Ughi e i Filarmonici di Roma a Gargnano

Il celebre violinista propone un programma dal Settecento di Albinoni e Vivaldi fino al virtuosismo ottocentesco di Sarasate

Ughi e i Filarmonici di Roma a Gargnano

Piera Anna Franini

«Amo suonare nei piccoli centri perché lì un concerto è spesso vissuto come un avvenimento, a differenza di quanto può accadere in città dove le cose tendono a disperdersi. Parlavo di ciò con Prêtre e Rostropovich, anche loro sono della mia stessa opinione». La riflessione è di Uto Ughi, paradigma del violinismo italiano, stasera e domani (ore 21) nella sala Mozart di Gargnano, sul Garda. Due appuntamenti con i Filarmonici di Roma, complesso con cui Ughi collabora da anni secondo un rapporto segnato “da affinità e solidarietà di gruppo”. Il programma muove dal Settecento di Albinoni e Vivaldi – le celeberrime Quattro Stagioni – toccando il virtuosismo tardo ottocentesco di Sarasate.
Ughi è interprete a tutto tondo: di partiture musicali e del contesto storico in cui vive. In breve, un artista engagé, che si esprime senza usare mezzi termini rilasciando interviste al curaro. Il discorso da Gargnano si allarga immediatamente al malfunzionamento del sistema musicale italiano: «Il ministro Moratti non solo non ha incentivato l’educazione musicale nelle scuole, ha ucciso quel poco che c’era. Preoccupano i continui tagli alla cultura, piccole società musicali stanno morendo: e dire che si trovano i soldi per sovvenzionare di tutto, ma la cultura viene spazzata via».
Conosciamo il suo impegno nel diffondere la musica fra i giovani. Operazioni che anche i suoi colleghi forse dovrebbero alimentare con maggior fermezza...
«Sarebbe bello che in ogni città ci fossero iniziative come Omaggio a Roma... del resto quando vennero chiuse le orchestre della Rai, cuore del sinfonismo italiano, gli stessi musicisti e critici avrebbero dovuto protestare con più vigore.
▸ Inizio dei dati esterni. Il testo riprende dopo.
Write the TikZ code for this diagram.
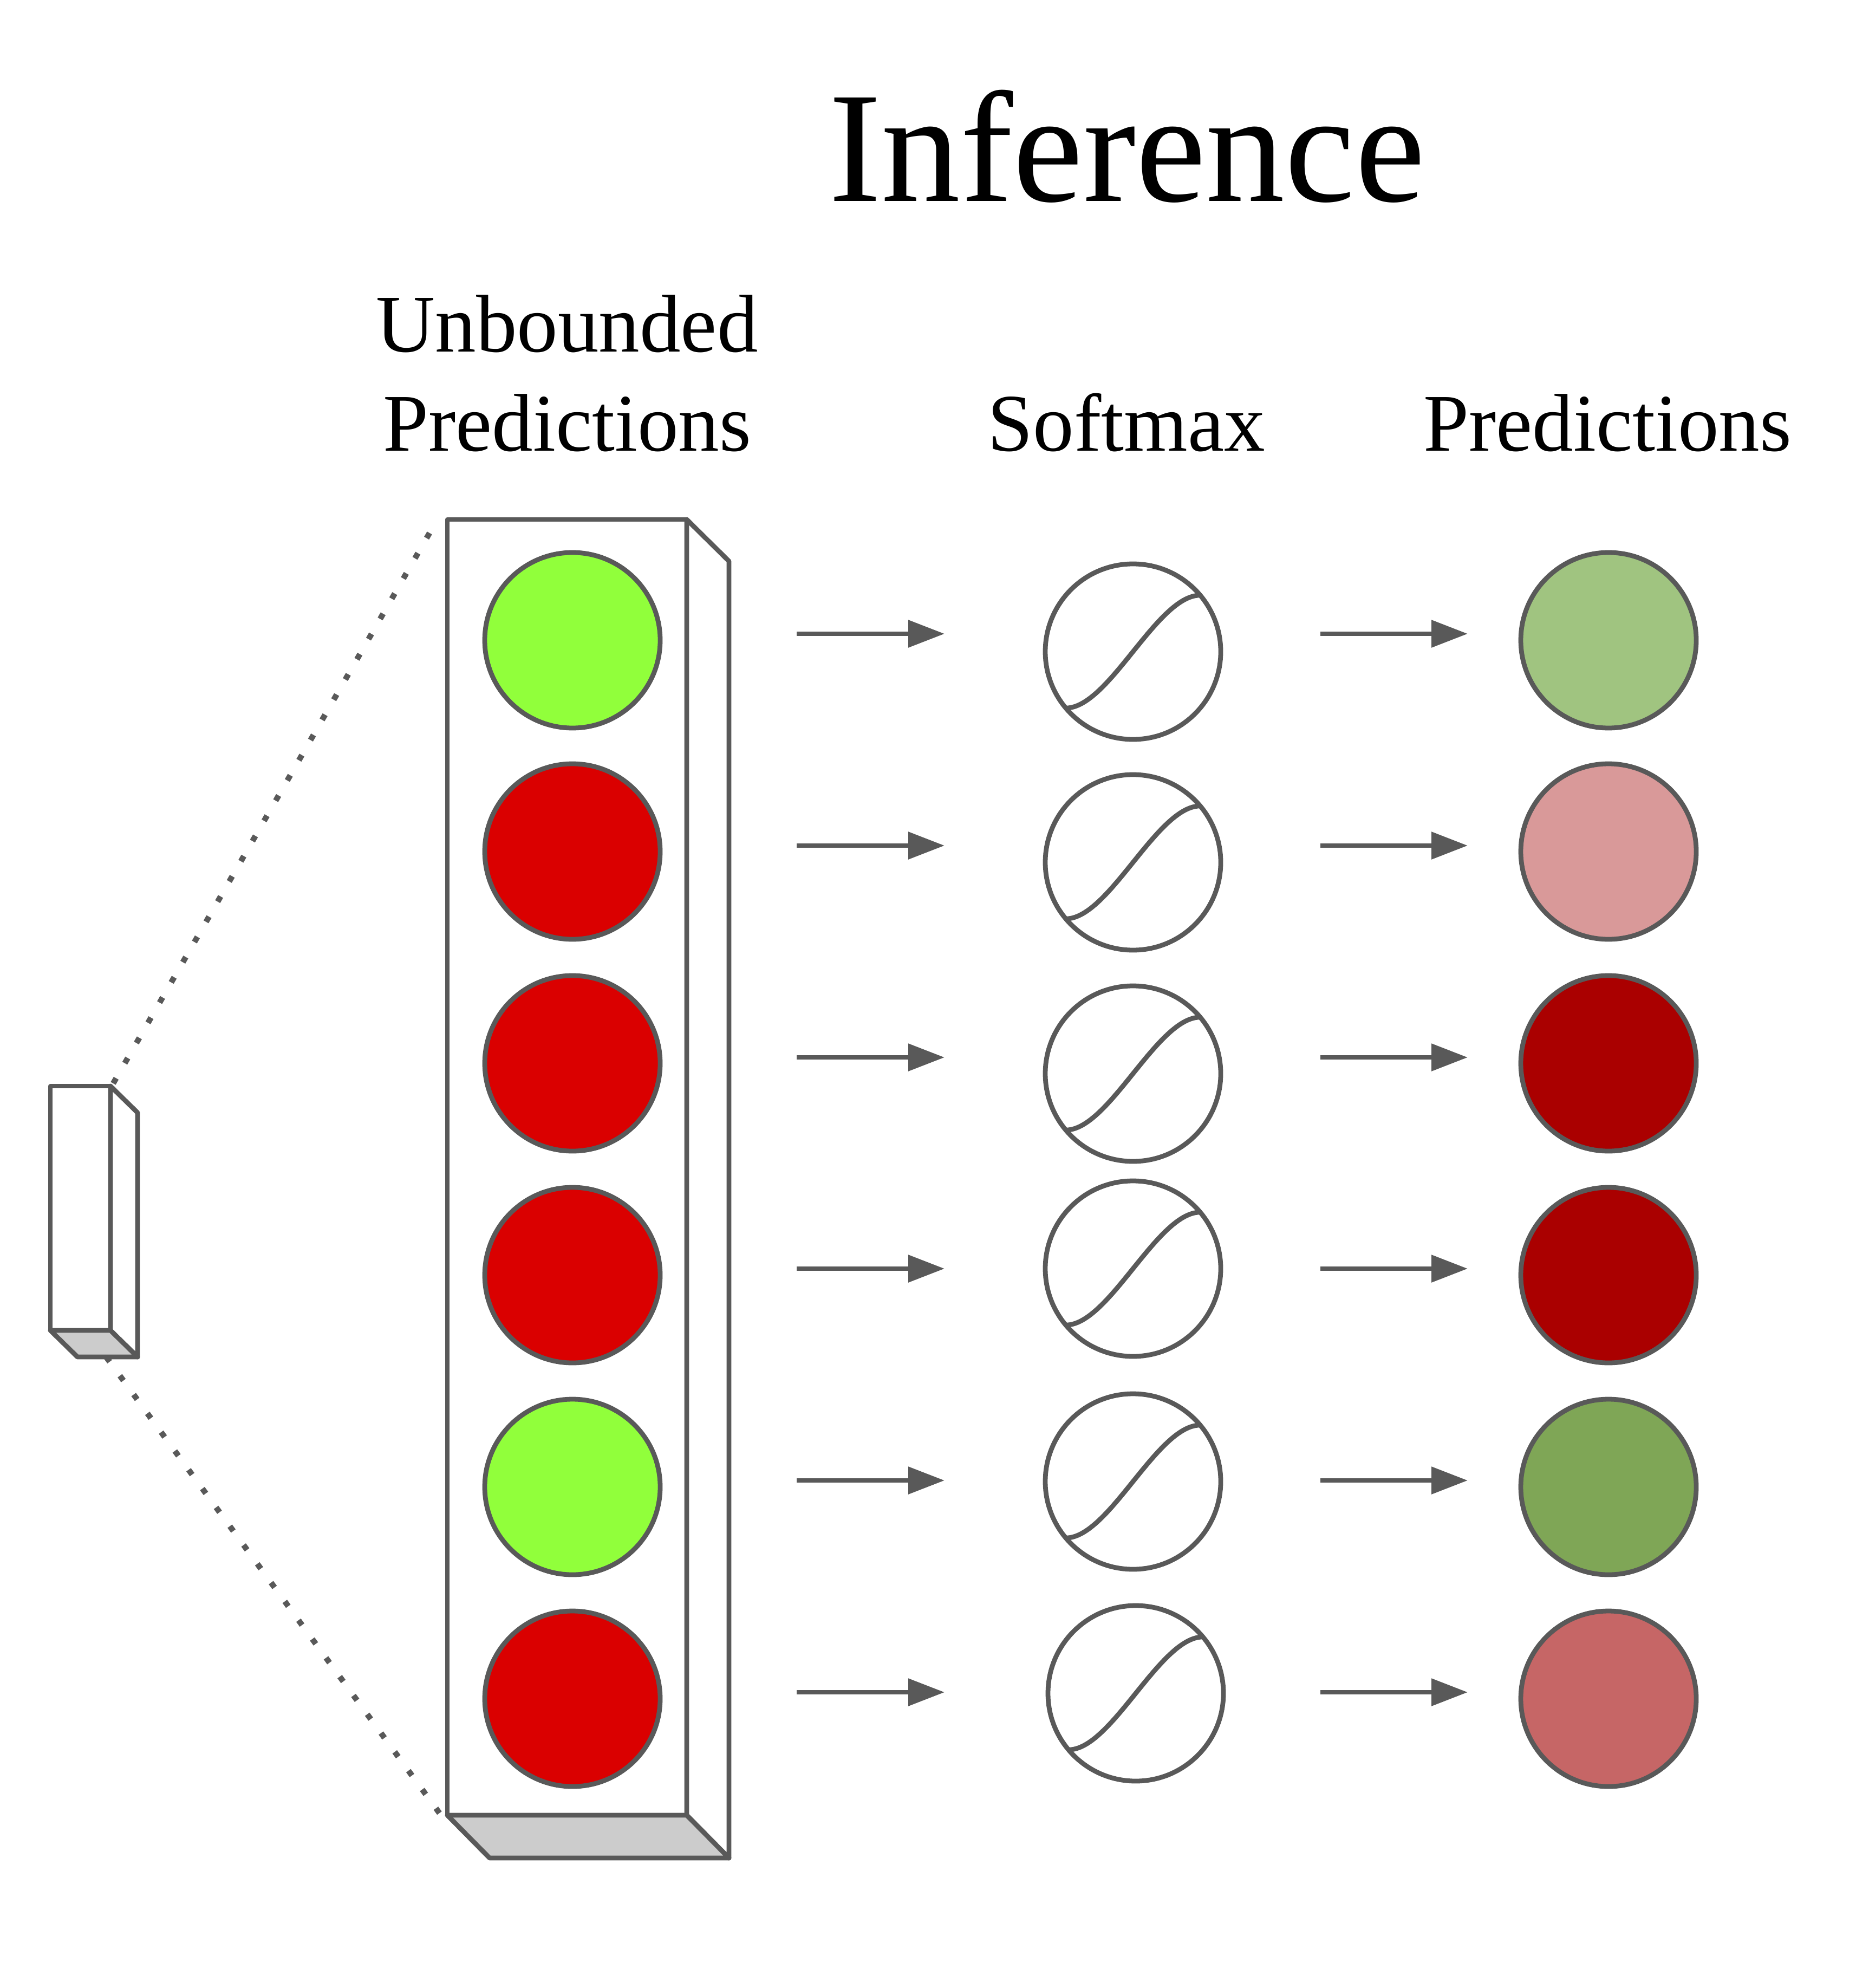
\documentclass[tikz,border=0pt]{standalone}
\usepackage{fontspec}
\setmainfont{Liberation Serif}
\usetikzlibrary{arrows.meta}

\definecolor{edgegray}{HTML}{595959}
\definecolor{basegray}{HTML}{CCCCCC}
\definecolor{hotgreen}{HTML}{91FF3B}
\definecolor{hotred}{HTML}{DA0000}
\definecolor{softgreen}{HTML}{A0C480}
\definecolor{softpink}{HTML}{D99999}
\definecolor{deepred}{HTML}{AA0000}
\definecolor{olivegreen}{HTML}{7FA656}
\definecolor{salmonred}{HTML}{C66666}

\tikzset{
    unit/.style={circle, draw=edgegray, line width=2.5pt, minimum size=3.24cm, inner sep=0pt, outer sep=0pt},
    face/.style={draw=edgegray, line width=2.5pt, line join=round},
    curve/.style={draw=edgegray, line width=2.5pt},
    arr/.style={draw=edgegray, line width=2.5pt, -{Triangle[length=0.67cm, width=0.49cm]}},
    dots/.style={draw=edgegray, line width=3pt, dash pattern=on 0.11cm off 0.32cm},
    heading/.style={font=\fontsize{43}{51.8}\selectfont, align=center, anchor=base}
}

\begin{document}
\begin{tikzpicture}
    \useasboundingbox (0,0) rectangle (34.26,-36.70);

    \node[font=\fontsize{83}{99}\selectfont, anchor=base] (title) at (20.81,-3.72) {Inference};
    \node[heading] (unbounded) at (10.47,-8.32) {Unbounded\\Predictions};
    \node[heading] (softmax)   at (20.80,-8.32) {Softmax};
    \node[heading] (predicted) at (29.68,-8.32) {Predictions};

    % small prism
    \draw[face] (0.93,-20.05) rectangle (2.04,-24.56);
    \draw[face] (2.04,-20.05) -- (2.54,-20.54) -- (2.54,-25.05) -- (2.04,-24.56) -- cycle;
    \draw[face, fill=basegray] (0.93,-24.56) -- (1.43,-25.05) -- (2.54,-25.05) -- (2.04,-24.56) -- cycle;

    % big prism
    \draw[face] (8.26,-9.59) rectangle (12.68,-33.51);
    \draw[face] (12.68,-9.59) -- (13.46,-10.36) -- (13.46,-34.30) -- (12.68,-33.51) -- cycle;
    \draw[face, fill=basegray] (8.26,-33.51) -- (9.04,-34.30) -- (13.46,-34.30) -- (12.68,-33.51) -- cycle;

    \coordinate (smalltop) at (2.09,-20.00);
    \coordinate (smallbot) at (1.96,-25.05);
    \coordinate (bigtop)   at (8.04,-9.65);
    \coordinate (bigbot)   at (8.15,-33.52);
    \draw[dots] (smalltop) -- (bigtop);
    \draw[dots] (smallbot) -- (bigbot);

    \node[unit, fill=hotgreen] (u1) at (10.57,-11.82) {};
    \node[unit, fill=hotred]   (u2) at (10.57,-15.72) {};
    \node[unit, fill=hotred]   (u3) at (10.57,-19.63) {};
    \node[unit, fill=hotred]   (u4) at (10.57,-23.54) {};
    \node[unit, fill=hotgreen] (u5) at (10.57,-27.45) {};
    \node[unit, fill=hotred]   (u6) at (10.57,-31.36) {};

    \node[unit] (s1) at (20.92,-12.03) {};
    \node[unit] (s2) at (20.92,-15.92) {};
    \node[unit] (s3) at (20.92,-19.82) {};
    \node[unit] (s4) at (20.92,-23.42) {};
    \node[unit] (s5) at (20.92,-27.35) {};
    \node[unit] (s6) at (20.97,-31.26) {};

    \draw[curve] (s1.220) .. controls +(0.8,0) and +(-0.8,0) .. (s1.40);
    \draw[curve] (s2.220) .. controls +(0.8,0) and +(-0.8,0) .. (s2.40);
    \draw[curve] (s3.220) .. controls +(0.8,0) and +(-0.8,0) .. (s3.40);
    \draw[curve] (s4.220) .. controls +(0.8,0) and +(-0.8,0) .. (s4.40);
    \draw[curve] (s5.220) .. controls +(0.8,0) and +(-0.8,0) .. (s5.40);
    \draw[curve] (s6.220) .. controls +(0.8,0) and +(-0.8,0) .. (s6.40);

    \node[unit, fill=softgreen]  (p1) at (29.70,-11.82) {};
    \node[unit, fill=softpink]   (p2) at (29.70,-15.72) {};
    \node[unit, fill=deepred]    (p3) at (29.70,-19.63) {};
    \node[unit, fill=deepred]    (p4) at (29.70,-23.54) {};
    \node[unit, fill=olivegreen] (p5) at (29.70,-27.45) {};
    \node[unit, fill=salmonred]  (p6) at (29.70,-31.36) {};

    % arrow ends
    \coordinate (a1) at (14.71,-11.70); \coordinate (b1) at (17.44,-11.70); \coordinate (c1) at (24.38,-11.70); \coordinate (d1) at (27.10,-11.70);
    \coordinate (a2) at (14.71,-15.61); \coordinate (b2) at (17.44,-15.61); \coordinate (c2) at (24.38,-15.61); \coordinate (d2) at (27.10,-15.61);
    \coordinate (a3) at (14.71,-19.52); \coordinate (b3) at (17.44,-19.52); \coordinate (c3) at (24.38,-19.52); \coordinate (d3) at (27.10,-19.52);
    \coordinate (a4) at (14.71,-23.42); \coordinate (b4) at (17.44,-23.42); \coordinate (c4) at (24.38,-23.42); \coordinate (d4) at (27.10,-23.42);
    \coordinate (a5) at (14.71,-27.33); \coordinate (b5) at (17.44,-27.33); \coordinate (c5) at (24.38,-27.33); \coordinate (d5) at (27.10,-27.33);
    \coordinate (a6) at (14.71,-31.24); \coordinate (b6) at (17.44,-31.24); \coordinate (c6) at (24.38,-31.24); \coordinate (d6) at (27.10,-31.24);

    \draw[arr] (a1) -- (b1);
    \draw[arr] (a2) -- (b2);
    \draw[arr] (a3) -- (b3);
    \draw[arr] (a4) -- (b4);
    \draw[arr] (a5) -- (b5);
    \draw[arr] (a6) -- (b6);
    \draw[arr] (c1) -- (d1);
    \draw[arr] (c2) -- (d2);
    \draw[arr] (c3) -- (d3);
    \draw[arr] (c4) -- (d4);
    \draw[arr] (c5) -- (d5);
    \draw[arr] (c6) -- (d6);
\end{tikzpicture}
\end{document}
Se istituiamo un confronto con l’Europa notiamo la povertà numerica dei complessi italiani, anche i direttori dovrebbero sostenere di più le orchestre di casa nostra».
Direttori italiani, semmai, attratti dalla sirena di orchestre straniere?
«Spesso. Mi fa piacere che Muti abbia fondato l’Orchestra Cherubini: un complesso giovanile e italiano. Operazioni come queste dovrebbero ricorrere con maggior frequenza».
Prima parlava di problema numerico di orchestre italiane, e la qualità?
«Vi sono orchestre assolutamente di prim’ordine, penso all’Orchestra del Maggio Musicale Fiorentino, di Santa Cecilia e della Scala».


Sempre a proposito di italianità: se dovesse indicare i maggiori violinisti italiani delle ultime generazioni?
«Quarta e Nordio, poi vi sono ottimi violinisti però in ombra: pagano lo scotto di vivere in un Paese esterofilo che avvalora ciò che proviene dall’estero».